Records from a data source:

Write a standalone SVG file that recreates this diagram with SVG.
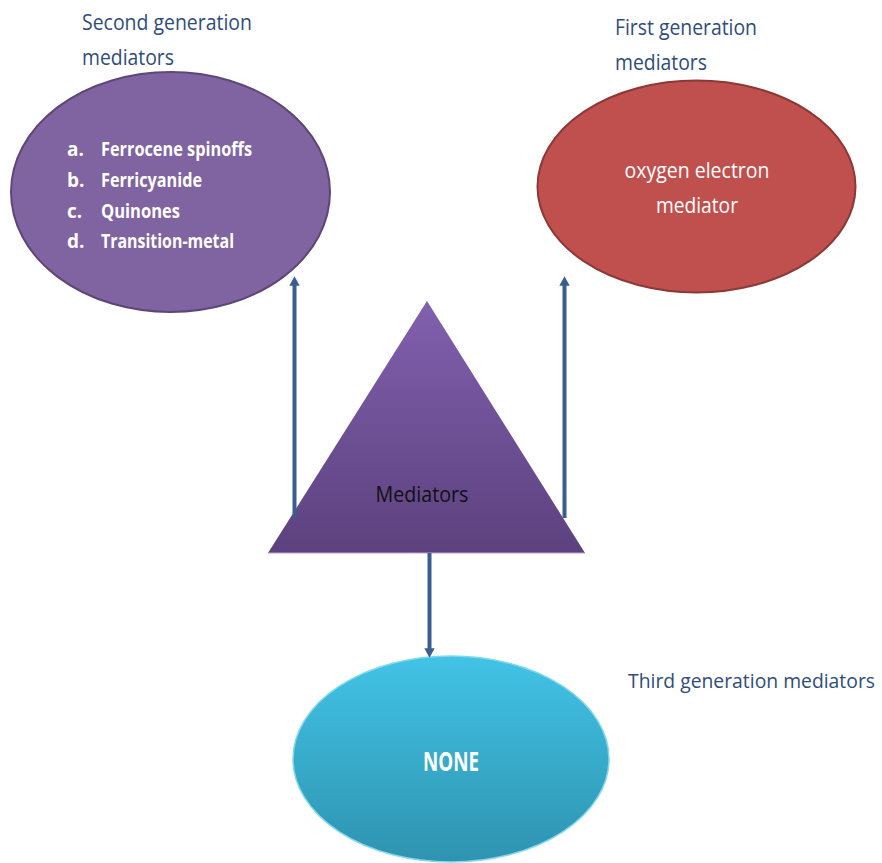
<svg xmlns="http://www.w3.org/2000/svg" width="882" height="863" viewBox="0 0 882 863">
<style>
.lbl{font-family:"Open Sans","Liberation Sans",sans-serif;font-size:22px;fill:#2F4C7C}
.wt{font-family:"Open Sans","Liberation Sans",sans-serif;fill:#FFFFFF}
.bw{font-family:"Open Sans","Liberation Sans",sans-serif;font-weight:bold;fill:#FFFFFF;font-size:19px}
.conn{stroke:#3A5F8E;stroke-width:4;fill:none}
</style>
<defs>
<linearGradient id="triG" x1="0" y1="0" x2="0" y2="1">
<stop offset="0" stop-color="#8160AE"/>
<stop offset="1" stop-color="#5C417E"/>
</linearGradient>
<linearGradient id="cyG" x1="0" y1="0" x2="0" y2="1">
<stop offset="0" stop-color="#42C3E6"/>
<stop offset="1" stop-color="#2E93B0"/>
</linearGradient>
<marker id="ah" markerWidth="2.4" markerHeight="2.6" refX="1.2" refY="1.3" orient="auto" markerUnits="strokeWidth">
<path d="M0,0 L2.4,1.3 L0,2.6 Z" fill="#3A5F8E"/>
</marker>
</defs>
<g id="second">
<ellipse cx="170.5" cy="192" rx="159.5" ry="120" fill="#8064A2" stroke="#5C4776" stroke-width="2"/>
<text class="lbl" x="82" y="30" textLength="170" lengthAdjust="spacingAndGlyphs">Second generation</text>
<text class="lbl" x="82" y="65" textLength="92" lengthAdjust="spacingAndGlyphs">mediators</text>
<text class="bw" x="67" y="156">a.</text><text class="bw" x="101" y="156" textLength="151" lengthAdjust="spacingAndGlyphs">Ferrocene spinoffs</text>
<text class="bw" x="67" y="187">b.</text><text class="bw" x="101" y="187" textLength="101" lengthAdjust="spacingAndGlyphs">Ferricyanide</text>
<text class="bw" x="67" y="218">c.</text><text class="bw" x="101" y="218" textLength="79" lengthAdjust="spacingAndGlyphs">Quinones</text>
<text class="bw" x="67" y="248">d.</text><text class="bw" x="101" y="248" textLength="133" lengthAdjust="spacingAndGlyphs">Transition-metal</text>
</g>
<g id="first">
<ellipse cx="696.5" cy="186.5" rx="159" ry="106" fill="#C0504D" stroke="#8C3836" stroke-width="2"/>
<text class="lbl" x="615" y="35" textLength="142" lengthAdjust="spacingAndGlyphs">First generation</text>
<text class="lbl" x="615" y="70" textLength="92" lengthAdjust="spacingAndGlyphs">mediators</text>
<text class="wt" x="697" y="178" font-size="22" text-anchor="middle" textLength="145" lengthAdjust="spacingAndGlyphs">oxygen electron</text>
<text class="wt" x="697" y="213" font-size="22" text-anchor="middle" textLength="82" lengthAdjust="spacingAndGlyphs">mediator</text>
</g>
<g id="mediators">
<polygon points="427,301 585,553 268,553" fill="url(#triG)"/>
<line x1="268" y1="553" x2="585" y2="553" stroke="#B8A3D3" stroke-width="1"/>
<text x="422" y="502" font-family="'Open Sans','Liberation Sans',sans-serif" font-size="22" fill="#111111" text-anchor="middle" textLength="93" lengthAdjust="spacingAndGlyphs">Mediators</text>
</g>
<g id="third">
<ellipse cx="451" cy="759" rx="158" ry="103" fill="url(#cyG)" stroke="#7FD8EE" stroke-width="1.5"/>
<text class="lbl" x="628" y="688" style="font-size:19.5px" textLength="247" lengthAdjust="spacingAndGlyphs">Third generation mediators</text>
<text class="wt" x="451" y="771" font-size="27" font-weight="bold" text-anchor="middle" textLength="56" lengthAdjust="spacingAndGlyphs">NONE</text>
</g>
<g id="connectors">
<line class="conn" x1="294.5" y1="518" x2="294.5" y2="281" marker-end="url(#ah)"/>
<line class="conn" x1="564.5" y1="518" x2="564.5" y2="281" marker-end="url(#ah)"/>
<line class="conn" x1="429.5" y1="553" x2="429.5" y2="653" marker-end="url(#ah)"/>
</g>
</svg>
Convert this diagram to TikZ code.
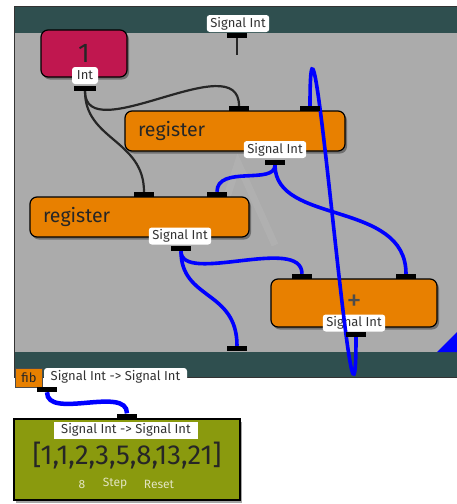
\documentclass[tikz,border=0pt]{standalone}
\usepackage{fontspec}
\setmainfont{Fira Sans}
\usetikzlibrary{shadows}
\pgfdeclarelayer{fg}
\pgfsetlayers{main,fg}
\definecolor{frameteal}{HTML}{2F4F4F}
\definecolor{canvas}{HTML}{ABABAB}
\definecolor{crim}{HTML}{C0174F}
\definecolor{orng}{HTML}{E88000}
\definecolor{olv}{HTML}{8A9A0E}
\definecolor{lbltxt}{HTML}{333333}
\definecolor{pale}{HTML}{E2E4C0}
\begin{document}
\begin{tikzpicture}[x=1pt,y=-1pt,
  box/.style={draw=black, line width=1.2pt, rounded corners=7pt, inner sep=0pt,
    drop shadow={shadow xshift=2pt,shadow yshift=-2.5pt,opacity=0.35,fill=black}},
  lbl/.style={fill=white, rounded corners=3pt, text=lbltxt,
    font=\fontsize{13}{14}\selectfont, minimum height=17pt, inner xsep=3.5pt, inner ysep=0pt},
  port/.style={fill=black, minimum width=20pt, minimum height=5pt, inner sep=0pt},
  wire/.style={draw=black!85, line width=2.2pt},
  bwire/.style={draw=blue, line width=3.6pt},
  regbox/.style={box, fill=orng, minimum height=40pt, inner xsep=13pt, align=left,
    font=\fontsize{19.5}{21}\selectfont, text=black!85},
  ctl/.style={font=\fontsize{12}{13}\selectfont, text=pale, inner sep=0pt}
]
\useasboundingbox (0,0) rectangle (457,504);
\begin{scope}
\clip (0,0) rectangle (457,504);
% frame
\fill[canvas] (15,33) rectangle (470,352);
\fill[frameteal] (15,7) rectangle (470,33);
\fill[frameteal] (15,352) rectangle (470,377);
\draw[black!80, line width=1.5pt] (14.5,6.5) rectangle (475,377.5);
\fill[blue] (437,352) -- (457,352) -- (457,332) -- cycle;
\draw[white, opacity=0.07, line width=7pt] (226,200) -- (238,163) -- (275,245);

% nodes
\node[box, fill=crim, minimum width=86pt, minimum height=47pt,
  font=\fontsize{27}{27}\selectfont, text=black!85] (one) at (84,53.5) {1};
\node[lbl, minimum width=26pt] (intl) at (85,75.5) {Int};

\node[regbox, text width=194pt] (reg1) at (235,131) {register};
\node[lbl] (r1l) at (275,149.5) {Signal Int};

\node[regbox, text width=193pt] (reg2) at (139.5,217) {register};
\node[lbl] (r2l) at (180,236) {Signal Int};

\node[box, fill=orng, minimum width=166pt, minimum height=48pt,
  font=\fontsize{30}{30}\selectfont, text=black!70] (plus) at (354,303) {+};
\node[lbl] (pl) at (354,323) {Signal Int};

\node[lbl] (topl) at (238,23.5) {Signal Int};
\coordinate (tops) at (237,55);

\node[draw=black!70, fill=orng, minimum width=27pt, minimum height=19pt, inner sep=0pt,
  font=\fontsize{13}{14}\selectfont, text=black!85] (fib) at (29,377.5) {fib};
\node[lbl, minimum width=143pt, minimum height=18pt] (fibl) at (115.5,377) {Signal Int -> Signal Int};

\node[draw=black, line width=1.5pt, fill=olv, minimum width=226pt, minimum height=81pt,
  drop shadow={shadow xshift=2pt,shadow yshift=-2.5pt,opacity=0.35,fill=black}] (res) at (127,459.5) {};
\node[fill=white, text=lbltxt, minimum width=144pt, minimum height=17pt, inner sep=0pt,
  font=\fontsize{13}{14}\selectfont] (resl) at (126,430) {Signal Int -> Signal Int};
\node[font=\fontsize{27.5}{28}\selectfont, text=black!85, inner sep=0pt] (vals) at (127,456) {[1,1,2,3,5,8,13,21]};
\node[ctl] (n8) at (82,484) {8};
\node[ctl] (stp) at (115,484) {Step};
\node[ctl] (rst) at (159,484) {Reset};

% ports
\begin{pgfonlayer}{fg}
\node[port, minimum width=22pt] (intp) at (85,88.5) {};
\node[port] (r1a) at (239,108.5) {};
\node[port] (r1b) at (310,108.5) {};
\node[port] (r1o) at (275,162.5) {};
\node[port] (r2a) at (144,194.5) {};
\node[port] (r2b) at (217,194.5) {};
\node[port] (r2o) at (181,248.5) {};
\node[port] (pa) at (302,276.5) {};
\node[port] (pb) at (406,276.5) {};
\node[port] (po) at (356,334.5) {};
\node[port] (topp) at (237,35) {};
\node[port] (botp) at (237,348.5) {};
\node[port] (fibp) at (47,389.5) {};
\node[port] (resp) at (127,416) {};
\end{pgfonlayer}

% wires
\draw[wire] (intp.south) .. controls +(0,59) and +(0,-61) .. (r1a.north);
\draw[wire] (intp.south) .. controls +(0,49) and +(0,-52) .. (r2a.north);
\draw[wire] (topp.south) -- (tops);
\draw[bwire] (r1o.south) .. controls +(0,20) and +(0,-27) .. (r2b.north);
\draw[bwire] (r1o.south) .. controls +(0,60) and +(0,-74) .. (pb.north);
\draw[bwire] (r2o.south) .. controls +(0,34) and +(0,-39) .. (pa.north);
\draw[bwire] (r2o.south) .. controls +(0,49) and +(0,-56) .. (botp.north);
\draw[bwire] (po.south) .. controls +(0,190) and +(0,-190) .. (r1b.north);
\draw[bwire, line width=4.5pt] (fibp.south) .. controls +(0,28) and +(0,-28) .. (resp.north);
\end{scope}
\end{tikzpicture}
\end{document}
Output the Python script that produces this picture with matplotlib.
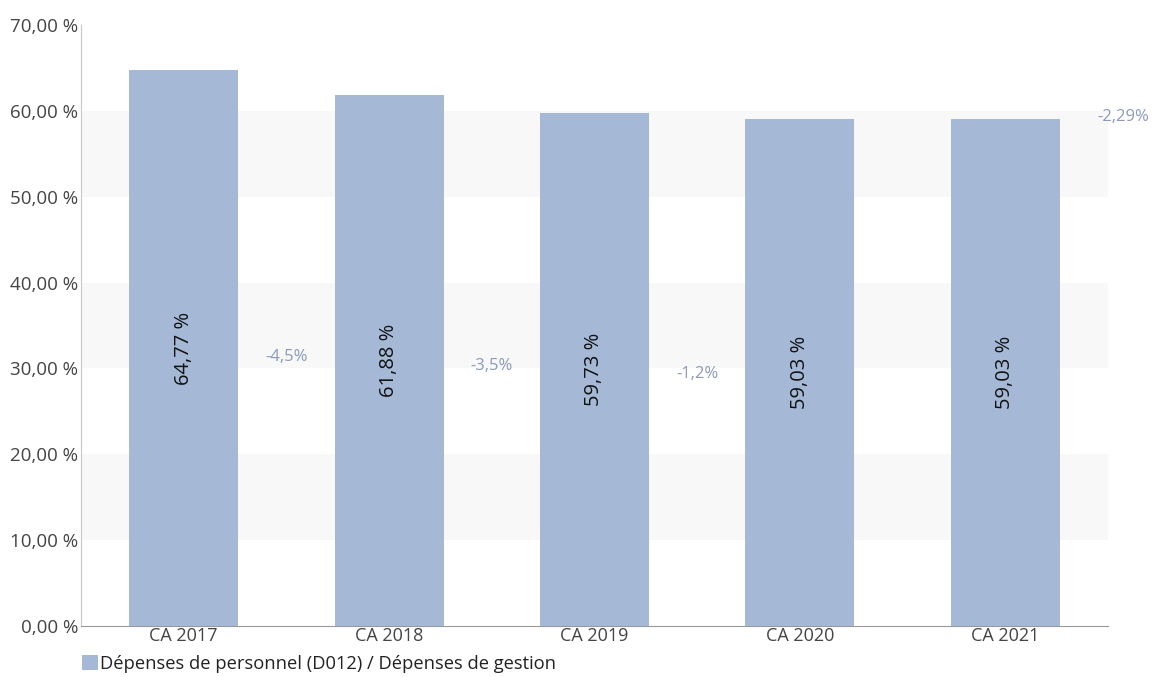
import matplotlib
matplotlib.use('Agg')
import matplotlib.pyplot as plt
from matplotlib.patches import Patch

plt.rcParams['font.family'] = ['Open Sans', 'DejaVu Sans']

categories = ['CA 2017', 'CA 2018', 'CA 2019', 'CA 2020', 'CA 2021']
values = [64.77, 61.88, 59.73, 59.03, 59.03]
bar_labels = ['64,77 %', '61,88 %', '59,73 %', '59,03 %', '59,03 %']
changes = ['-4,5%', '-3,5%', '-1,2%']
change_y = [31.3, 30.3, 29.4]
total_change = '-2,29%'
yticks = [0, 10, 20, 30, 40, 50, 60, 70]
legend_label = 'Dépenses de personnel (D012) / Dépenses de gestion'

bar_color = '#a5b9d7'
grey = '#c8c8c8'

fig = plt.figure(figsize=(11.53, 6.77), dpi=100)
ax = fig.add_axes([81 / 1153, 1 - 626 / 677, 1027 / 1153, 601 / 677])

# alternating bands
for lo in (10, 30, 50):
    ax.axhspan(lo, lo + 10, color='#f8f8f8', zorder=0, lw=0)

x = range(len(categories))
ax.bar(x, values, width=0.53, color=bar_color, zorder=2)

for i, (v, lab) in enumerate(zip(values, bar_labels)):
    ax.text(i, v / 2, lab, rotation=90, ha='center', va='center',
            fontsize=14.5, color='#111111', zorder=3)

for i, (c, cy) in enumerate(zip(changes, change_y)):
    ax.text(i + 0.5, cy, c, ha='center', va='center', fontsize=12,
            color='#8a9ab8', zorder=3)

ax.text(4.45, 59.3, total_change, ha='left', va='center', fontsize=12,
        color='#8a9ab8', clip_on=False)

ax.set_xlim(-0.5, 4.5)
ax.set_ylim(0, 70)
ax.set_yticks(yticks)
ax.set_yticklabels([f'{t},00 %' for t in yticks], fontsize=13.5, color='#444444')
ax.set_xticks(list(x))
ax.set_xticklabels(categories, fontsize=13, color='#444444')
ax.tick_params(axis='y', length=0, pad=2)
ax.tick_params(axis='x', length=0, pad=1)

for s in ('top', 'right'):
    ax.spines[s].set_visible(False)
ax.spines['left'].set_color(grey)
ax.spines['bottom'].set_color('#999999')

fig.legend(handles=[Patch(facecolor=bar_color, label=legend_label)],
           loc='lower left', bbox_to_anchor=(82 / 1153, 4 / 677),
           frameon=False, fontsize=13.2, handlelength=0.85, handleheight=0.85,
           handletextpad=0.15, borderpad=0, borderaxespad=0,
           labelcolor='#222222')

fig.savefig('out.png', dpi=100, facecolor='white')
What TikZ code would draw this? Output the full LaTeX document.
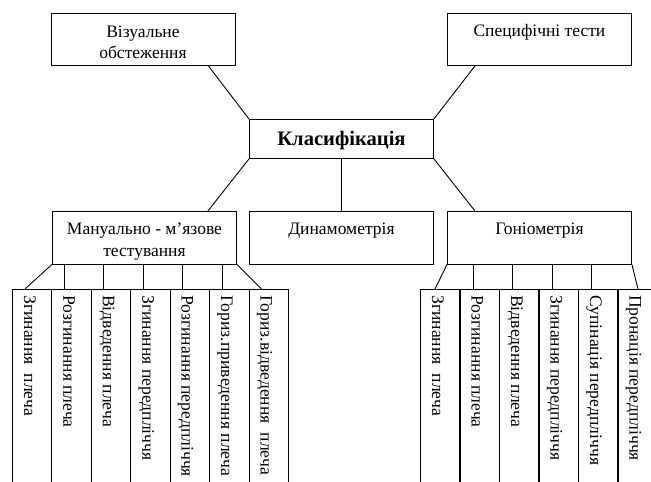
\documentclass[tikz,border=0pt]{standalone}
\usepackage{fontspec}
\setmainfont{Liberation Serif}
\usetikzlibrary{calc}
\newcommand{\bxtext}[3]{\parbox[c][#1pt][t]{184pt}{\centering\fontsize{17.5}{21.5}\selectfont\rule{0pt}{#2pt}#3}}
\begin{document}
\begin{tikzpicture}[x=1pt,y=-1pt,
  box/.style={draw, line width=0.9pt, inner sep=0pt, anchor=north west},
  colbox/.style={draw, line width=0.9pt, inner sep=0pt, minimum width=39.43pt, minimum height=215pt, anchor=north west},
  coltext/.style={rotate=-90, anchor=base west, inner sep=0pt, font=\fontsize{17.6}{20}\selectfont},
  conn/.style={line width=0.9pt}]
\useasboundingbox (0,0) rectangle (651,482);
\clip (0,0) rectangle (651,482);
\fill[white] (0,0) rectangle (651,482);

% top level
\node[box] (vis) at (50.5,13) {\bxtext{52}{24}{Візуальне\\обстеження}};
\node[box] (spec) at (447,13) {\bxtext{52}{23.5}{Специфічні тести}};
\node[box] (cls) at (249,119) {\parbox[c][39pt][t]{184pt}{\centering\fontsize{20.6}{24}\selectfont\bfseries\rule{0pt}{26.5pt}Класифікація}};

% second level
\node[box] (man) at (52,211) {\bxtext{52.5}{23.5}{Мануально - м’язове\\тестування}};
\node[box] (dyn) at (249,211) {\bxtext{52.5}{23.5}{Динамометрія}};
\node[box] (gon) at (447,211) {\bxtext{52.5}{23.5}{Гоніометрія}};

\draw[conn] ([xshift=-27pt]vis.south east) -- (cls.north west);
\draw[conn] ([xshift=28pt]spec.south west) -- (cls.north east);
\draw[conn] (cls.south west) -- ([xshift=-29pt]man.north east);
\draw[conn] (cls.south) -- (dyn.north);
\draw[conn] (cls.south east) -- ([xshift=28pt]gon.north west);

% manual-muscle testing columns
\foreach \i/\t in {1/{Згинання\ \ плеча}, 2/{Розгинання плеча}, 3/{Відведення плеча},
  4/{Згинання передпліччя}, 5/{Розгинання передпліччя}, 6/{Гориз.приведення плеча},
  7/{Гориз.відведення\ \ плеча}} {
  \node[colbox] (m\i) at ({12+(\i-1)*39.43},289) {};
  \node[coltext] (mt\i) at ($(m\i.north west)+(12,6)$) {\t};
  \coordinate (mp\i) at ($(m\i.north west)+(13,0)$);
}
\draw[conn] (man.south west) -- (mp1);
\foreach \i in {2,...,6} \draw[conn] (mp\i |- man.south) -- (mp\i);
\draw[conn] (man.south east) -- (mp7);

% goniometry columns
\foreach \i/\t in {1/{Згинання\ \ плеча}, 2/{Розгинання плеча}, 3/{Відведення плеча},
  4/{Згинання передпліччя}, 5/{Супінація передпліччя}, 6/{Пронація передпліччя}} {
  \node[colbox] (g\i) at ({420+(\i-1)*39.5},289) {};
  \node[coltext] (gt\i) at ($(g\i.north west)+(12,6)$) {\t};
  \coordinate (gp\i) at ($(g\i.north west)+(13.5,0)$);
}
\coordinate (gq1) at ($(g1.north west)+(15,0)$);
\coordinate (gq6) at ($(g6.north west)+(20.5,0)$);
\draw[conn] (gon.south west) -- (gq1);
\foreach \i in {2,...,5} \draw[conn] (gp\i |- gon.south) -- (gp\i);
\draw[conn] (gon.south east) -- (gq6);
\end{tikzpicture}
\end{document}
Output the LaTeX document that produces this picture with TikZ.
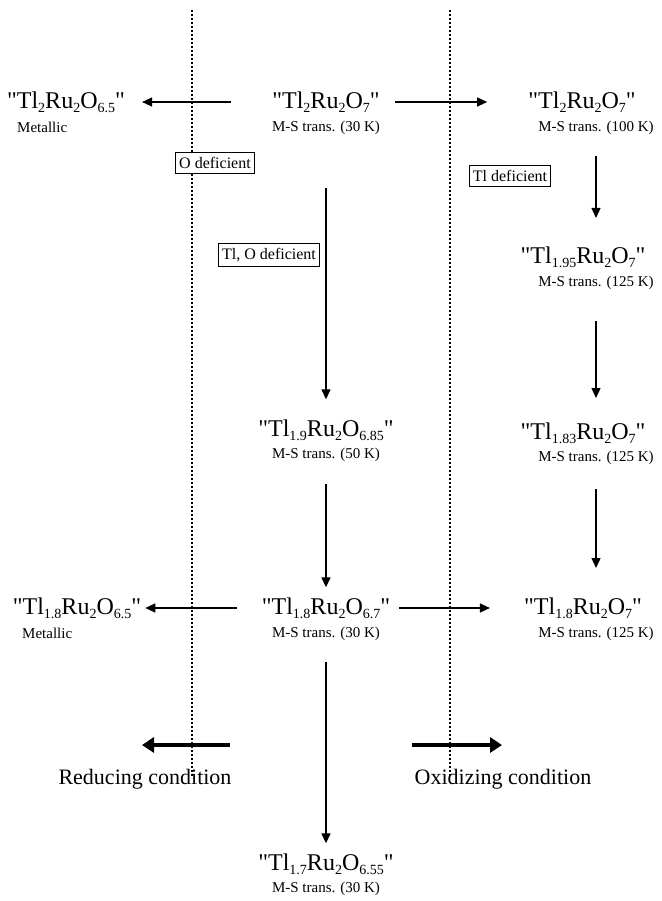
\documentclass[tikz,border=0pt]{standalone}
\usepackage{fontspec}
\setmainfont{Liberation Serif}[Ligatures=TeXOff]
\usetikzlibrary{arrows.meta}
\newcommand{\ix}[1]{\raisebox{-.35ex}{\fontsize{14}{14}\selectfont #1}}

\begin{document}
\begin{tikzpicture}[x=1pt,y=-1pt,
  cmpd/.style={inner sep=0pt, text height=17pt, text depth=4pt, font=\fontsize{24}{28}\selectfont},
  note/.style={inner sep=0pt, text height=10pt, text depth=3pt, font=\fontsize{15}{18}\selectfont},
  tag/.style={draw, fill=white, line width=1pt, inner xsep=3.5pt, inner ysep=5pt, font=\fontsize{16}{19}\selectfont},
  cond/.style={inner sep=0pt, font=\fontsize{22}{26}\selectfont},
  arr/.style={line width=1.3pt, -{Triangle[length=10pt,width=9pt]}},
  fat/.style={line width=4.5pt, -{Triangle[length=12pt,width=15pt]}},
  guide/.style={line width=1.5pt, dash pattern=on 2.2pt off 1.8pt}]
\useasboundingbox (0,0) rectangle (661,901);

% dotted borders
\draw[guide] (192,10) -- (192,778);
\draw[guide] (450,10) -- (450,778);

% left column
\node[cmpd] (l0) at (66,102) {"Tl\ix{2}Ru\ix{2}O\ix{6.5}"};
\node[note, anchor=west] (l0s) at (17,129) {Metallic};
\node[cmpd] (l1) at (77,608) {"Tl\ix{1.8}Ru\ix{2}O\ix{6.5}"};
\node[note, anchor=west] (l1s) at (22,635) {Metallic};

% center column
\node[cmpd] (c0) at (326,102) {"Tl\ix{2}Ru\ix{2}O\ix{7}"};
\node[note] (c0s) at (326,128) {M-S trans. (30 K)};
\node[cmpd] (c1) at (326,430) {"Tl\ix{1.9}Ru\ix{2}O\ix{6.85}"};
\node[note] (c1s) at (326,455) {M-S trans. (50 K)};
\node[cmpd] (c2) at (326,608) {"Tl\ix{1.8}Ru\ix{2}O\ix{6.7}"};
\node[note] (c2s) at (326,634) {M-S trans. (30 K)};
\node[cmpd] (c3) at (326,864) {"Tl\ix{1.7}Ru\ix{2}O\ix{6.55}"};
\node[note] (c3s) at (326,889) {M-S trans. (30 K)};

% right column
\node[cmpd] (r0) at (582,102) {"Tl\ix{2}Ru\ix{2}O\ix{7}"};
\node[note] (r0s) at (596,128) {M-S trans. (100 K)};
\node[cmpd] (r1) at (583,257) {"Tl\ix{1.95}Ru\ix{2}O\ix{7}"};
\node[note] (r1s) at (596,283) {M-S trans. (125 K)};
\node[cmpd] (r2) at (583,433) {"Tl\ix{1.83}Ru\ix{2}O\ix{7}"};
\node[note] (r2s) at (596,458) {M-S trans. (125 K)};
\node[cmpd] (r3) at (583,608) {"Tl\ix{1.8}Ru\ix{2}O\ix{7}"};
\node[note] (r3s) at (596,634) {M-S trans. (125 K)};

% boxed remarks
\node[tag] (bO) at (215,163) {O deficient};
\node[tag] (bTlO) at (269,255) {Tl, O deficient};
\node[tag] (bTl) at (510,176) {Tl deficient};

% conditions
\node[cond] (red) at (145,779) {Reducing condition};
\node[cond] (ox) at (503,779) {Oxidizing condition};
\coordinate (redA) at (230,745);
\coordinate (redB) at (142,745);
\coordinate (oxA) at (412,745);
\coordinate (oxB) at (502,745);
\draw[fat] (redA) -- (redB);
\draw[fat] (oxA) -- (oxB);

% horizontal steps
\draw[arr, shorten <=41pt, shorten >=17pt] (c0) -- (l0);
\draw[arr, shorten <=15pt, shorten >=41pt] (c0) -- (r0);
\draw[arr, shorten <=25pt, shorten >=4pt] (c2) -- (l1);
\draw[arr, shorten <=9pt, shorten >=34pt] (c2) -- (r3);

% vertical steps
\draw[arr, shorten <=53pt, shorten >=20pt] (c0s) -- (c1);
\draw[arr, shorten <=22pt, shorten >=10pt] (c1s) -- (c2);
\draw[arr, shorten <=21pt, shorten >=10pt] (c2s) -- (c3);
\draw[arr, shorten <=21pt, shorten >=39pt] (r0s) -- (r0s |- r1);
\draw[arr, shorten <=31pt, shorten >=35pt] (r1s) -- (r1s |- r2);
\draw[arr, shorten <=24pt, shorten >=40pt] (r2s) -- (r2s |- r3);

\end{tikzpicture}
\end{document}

Task prompt: Beginning at the line above that contains "Output the Python", repeat each line exactly through the one that contains "plt.rcParams['font.family'] = ['Open", and leave out the pictures.

The reply:
Output the Python script that produces this picture with matplotlib.
import matplotlib
matplotlib.use('Agg')
import matplotlib.pyplot as plt
from matplotlib.patches import Patch

plt.rcParams['font.family'] = ['Open Sans', 'DejaVu Sans']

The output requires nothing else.